ABOUT THE NEW MEXICO ENVIRONMENTAL LAW CENTER AND BRUCE FREDERICK

Bruce Frederick, Staff Attorney
New Mexico Environmental Law Center
1405 Luisa Street, Suite 5
Santa Fe, New Mexico 87505
505-989-9022, ext. 26

The Law Center has represented individuals and acequias is protesting the transfer of water rights in three cases.  Two involved the proposed transfer of water rights from a member of an acequia in Socorro to Intel.  In both cases the transfers did not occur.  The third case involved a proposed transfer from the "Top of the World" in Taos to Santa Fe County, south of the Otowi Gage.  Our clients opposed the transfer only to the extent it would set a precedent by allowing a transfer of water rights from the north to south of the gage.  A transfer did ultimately occur, but the water rights were not transferred south of the gage.  (I did not work on these cases, because they occurred prior to my employment with the Law Center in 2007.)

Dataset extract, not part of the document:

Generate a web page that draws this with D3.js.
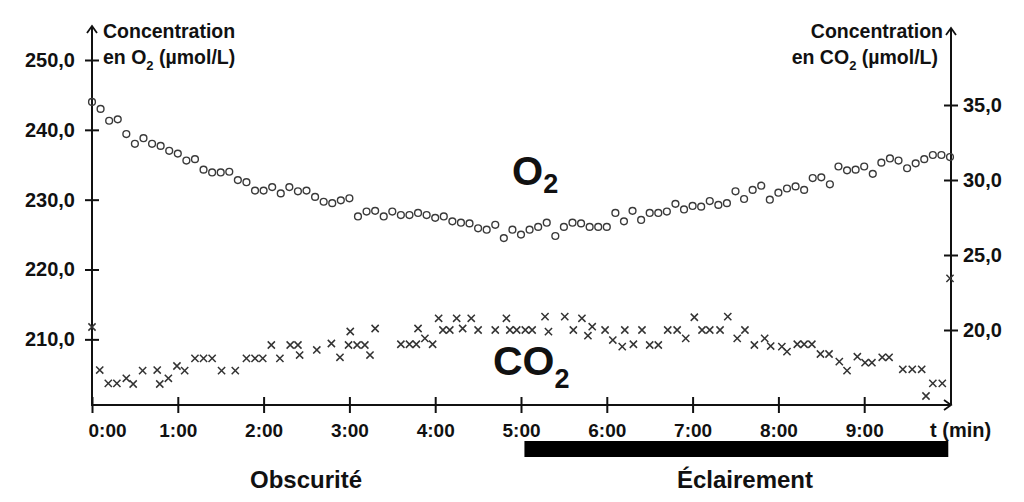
<!DOCTYPE html>
<html><head><meta charset="utf-8">
<script src="https://cdn.jsdelivr.net/npm/d3@7"></script>
<style>
body{margin:0;background:#fff}
svg{display:block}
text{font-family:"Liberation Sans",Arial,Helvetica,sans-serif;font-weight:bold;fill:#111}
</style>
</head><body>
<svg id="c" width="1024" height="502"></svg>
<script>
// ---- data ----
const o2StepMin = 0.1; // one O2 reading every 6 s
const o2Values = [
 244.0,243.0,241.3,241.5,239.4,238.0,238.8,238.0,237.7,237.0,
 236.6,235.6,235.8,234.3,233.9,233.9,234.0,232.8,232.5,231.3,
 231.3,231.8,230.9,231.8,231.2,231.3,230.4,229.7,229.5,229.9,
 230.2,227.6,228.3,228.4,227.6,228.3,227.8,227.8,228.1,227.8,
 227.4,227.6,226.9,226.7,226.6,225.9,225.7,226.4,224.5,225.7,
 225.0,225.7,226.1,226.7,224.8,226.1,226.7,226.6,226.1,226.1,
 226.1,228.1,226.9,228.4,227.1,228.1,228.1,228.3,229.4,228.6,
 229.1,229.0,229.8,229.25,229.5,231.2,230.1,231.4,232.0,230.0,
 231.0,231.6,231.9,231.4,233.1,233.2,232.2,234.75,234.2,234.3,
 234.75,233.7,235.3,235.9,235.6,234.5,235.2,235.8,236.4,236.4,
 236.1
];
const co2Times = [
 0.00,0.09,0.19,0.29,0.40,0.48,0.59,0.76,0.79,0.89,
 0.99,1.08,1.20,1.30,1.40,1.51,1.67,1.80,1.90,1.99,
 2.09,2.19,2.31,2.40,2.42,2.62,2.79,2.89,2.99,3.01,
 3.09,3.18,3.24,3.30,3.60,3.70,3.78,3.80,3.88,3.97,
 4.04,4.09,4.17,4.25,4.32,4.42,4.50,4.70,4.83,4.87,
 4.95,5.05,5.13,5.28,5.32,5.51,5.61,5.71,5.78,5.83,
 5.98,6.07,6.18,6.21,6.31,6.41,6.50,6.60,6.71,6.82,
 6.92,7.02,7.11,7.20,7.32,7.41,7.52,7.61,7.72,7.84,
 7.91,8.04,8.10,8.22,8.30,8.39,8.49,8.59,8.71,8.80,
 8.92,9.01,9.09,9.21,9.29,9.45,9.56,9.67,9.72,9.80,
 9.91,10.00
];
const co2Values = [
 20.2,17.33,16.44,16.44,16.78,16.4,17.29,17.33,16.4,16.78,
 17.6,17.29,18.11,18.11,18.11,17.29,17.29,18.11,18.11,18.11,
 19.0,18.11,19.0,19.0,18.33,18.67,19.1,18.18,19.0,19.9,
 19.0,19.0,18.33,20.1,19.05,19.05,19.05,20.1,19.44,19.05,
 20.78,20.0,20.0,20.78,20.1,20.78,20.0,20.0,20.78,20.0,
 20.0,20.0,20.0,20.89,19.89,20.89,20.0,20.78,19.62,20.22,
 20.0,19.33,18.89,20.0,19.05,20.0,19.0,19.0,20.0,20.0,
 19.44,20.85,20.0,20.0,20.0,20.89,19.44,20.0,19.0,19.44,
 18.93,18.89,18.56,19.05,19.05,19.05,18.4,18.4,17.89,17.29,
 18.22,17.82,17.82,18.18,18.18,17.38,17.38,17.38,15.6,16.44,
 16.44,23.44
];
const timeTicks = [0,1,2,3,4,5,6,7,8,9];
const timeTickLabels = ["0:00","1:00","2:00","3:00","4:00","5:00","6:00","7:00","8:00","9:00"];
const o2Ticks = [210,220,230,240,250];
const co2Ticks = [20,25,30,35];
const lightPeriod = [5.04, 9.98];

// ---- drawing ----
const svg = d3.select("#c");
const fr = d3.formatLocale({decimal:",",thousands:" ",grouping:[3],currency:["","€"]});
const fmt = fr.format(".1f");

const x = d3.scaleLinear().domain([0,10]).range([92,950]);
const yO2 = d3.scaleLinear().domain([200.6,250]).range([405,60]);
const yCO2 = d3.scaleLinear().domain([15,40]).range([405,30]);
const xAxisY = 405, leftX = 92, rightX = 951;

// left axis
const gl = svg.append("g").attr("transform",`translate(${leftX},0)`)
  .call(d3.axisLeft(yO2).tickValues(o2Ticks).tickFormat(fmt));
gl.select(".domain").remove();
gl.selectAll(".tick line").attr("x1",-7).attr("x2",7).attr("stroke","#111").attr("stroke-width",2);
gl.selectAll(".tick text").attr("x",-17).attr("font-size",20).attr("font-family",null).attr("fill","#111");

// right axis
const gr = svg.append("g").attr("transform",`translate(${rightX},0)`)
  .call(d3.axisRight(yCO2).tickValues(co2Ticks).tickFormat(fmt));
gr.select(".domain").remove();
gr.selectAll(".tick line").attr("x1",-7).attr("x2",7).attr("stroke","#111").attr("stroke-width",2);
gr.selectAll(".tick text").attr("x",12).attr("font-size",20).attr("font-family",null).attr("fill","#111");

// bottom axis
const gb = svg.append("g").attr("transform",`translate(0,${xAxisY})`)
  .call(d3.axisBottom(x).tickValues(timeTicks).tickFormat((d,i)=>timeTickLabels[i]));
gb.select(".domain").remove();
gb.selectAll(".tick line").attr("y1",-8).attr("y2",8).attr("stroke","#111").attr("stroke-width",2);
gb.selectAll(".tick text").attr("y",32).attr("dy",null).attr("font-size",19).attr("font-family",null).attr("fill","#111");
gb.selectAll(".tick text").filter(d=>d===0).attr("text-anchor","start").attr("x",-4);

// axis lines with arrows
const ax = svg.append("g").attr("stroke","#111").attr("stroke-width",2).attr("fill","none");
ax.append("line").attr("x1",leftX).attr("x2",leftX).attr("y1",xAxisY).attr("y2",26);
ax.append("path").attr("d",`M${leftX-5},${33}L${leftX},${26}L${leftX+5},${33}`).attr("stroke-width",1.8);
ax.append("line").attr("x1",rightX).attr("x2",rightX).attr("y1",xAxisY).attr("y2",28);
ax.append("path").attr("d",`M${rightX-5},${35}L${rightX},${28}L${rightX+5},${35}`).attr("stroke-width",1.8);
ax.append("line").attr("x1",leftX-1).attr("x2",rightX).attr("y1",xAxisY).attr("y2",xAxisY);
ax.append("path").attr("d",`M${rightX-7},${xAxisY-5}L${rightX},${xAxisY}L${rightX-7},${xAxisY+5}`).attr("stroke-width",1.8);

svg.append("text").attr("x",930).attr("y",437).attr("font-size",20).text("t (min)");

// axis titles
svg.append("text").attr("x",103).attr("y",38).attr("font-size",19.5).text("Concentration");
const t1 = svg.append("text").attr("x",103).attr("y",64).attr("font-size",19.5);
t1.append("tspan").text("en O");
t1.append("tspan").attr("font-size",13).attr("dy",6).text("2");
t1.append("tspan").attr("dy",-6).text(" (µmol/L)");

svg.append("text").attr("x",943).attr("y",38).attr("text-anchor","end").attr("font-size",19.5).text("Concentration");
const t2 = svg.append("text").attr("x",938).attr("y",64).attr("text-anchor","end").attr("font-size",19.5);
t2.append("tspan").text("en CO");
t2.append("tspan").attr("font-size",13).attr("dy",6).text("2");
t2.append("tspan").attr("dy",-6).text(" (µmol/L)");

// illumination bar
svg.append("rect").attr("x",x(lightPeriod[0])).attr("width",x(lightPeriod[1])-x(lightPeriod[0]))
  .attr("y",441).attr("height",16).attr("fill","#000");
svg.append("text").attr("x",306).attr("y",488).attr("text-anchor","middle").attr("font-size",24).text("Obscurité");
svg.append("text").attr("x",745).attr("y",488).attr("text-anchor","middle").attr("font-size",24).text("Éclairement");

// series labels
const lo = svg.append("text").attr("x",512).attr("y",185).attr("font-size",40);
lo.append("tspan").text("O");
lo.append("tspan").attr("font-size",27).attr("dy",8).text("2");
const lc = svg.append("text").attr("x",493).attr("y",375).attr("font-size",41);
lc.append("tspan").text("CO");
lc.append("tspan").attr("font-size",27).attr("dy",13).text("2");

// O2 points
svg.append("g").selectAll("circle").data(o2Values).join("circle")
  .attr("cx",(d,i)=>x(i*o2StepMin)).attr("cy",d=>yO2(d)).attr("r",3.4)
  .attr("fill","none").attr("stroke","#3a3a3a").attr("stroke-width",1.4);

// CO2 points
const s = 3.6;
svg.append("g").selectAll("path").data(co2Values).join("path")
  .attr("transform",(d,i)=>`translate(${x(co2Times[i])},${yCO2(d)})`)
  .attr("d",`M${-s},${-s}L${s},${s}M${-s},${s}L${s},${-s}`)
  .attr("fill","none").attr("stroke","#333").attr("stroke-width",1.5);
</script>
</body></html>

I have been involved in water issues in New Mexico for about 20 years.  I received a master’s degree in groundwater hydrology from Tech in 1988 and later graduated from UNM Law School in 1993.  My law school thesis was "Salvaged Water--the Failed Critical Assumption Underlying the Pecos River Compact."  I joined the firm of Montgomery and Andrews ... as a law clerk in 1992 and then as an associate from 1993 through 1997.   While at the firm I worked almost exclusively on natural resource issues, including water rights cases, on behalf of individuals, cities and corporations.  Most of this worked involved research, water rights transfers, and adjudications.

I worked for the New Mexico Commissioner of Public Lands from 1997 through 2003, representing the Commissioner in water rights transfers, adjudications, and water policy.

From 2003 to 2007 I worked for the State Engineer's Office and the Interstate Stream Commission.  I was the Northern New Mexico Lead Attorney in charge of all northern NM adjudications, including Taos, San Juan, San Jose, Aamodt, and Santa Fe adjudications.  I focused primarily on Taos and San Juan and was the first attorney to actually move forward on the adjudication of non-Indian water rights in many years.  I also prepared briefs and argued in two appeals to the New Mexico Supreme Court on behalf of the State Engineer.  Both appeals I worked on were successful.

As an attorney, I will work for my clients to achieve their goals (assuming they're lawful goals, of course).  In the San Augustin case, the goal is to oppose and ultimately defeat the application, and I believe this goal is common to all our clients regardless of their political beliefs.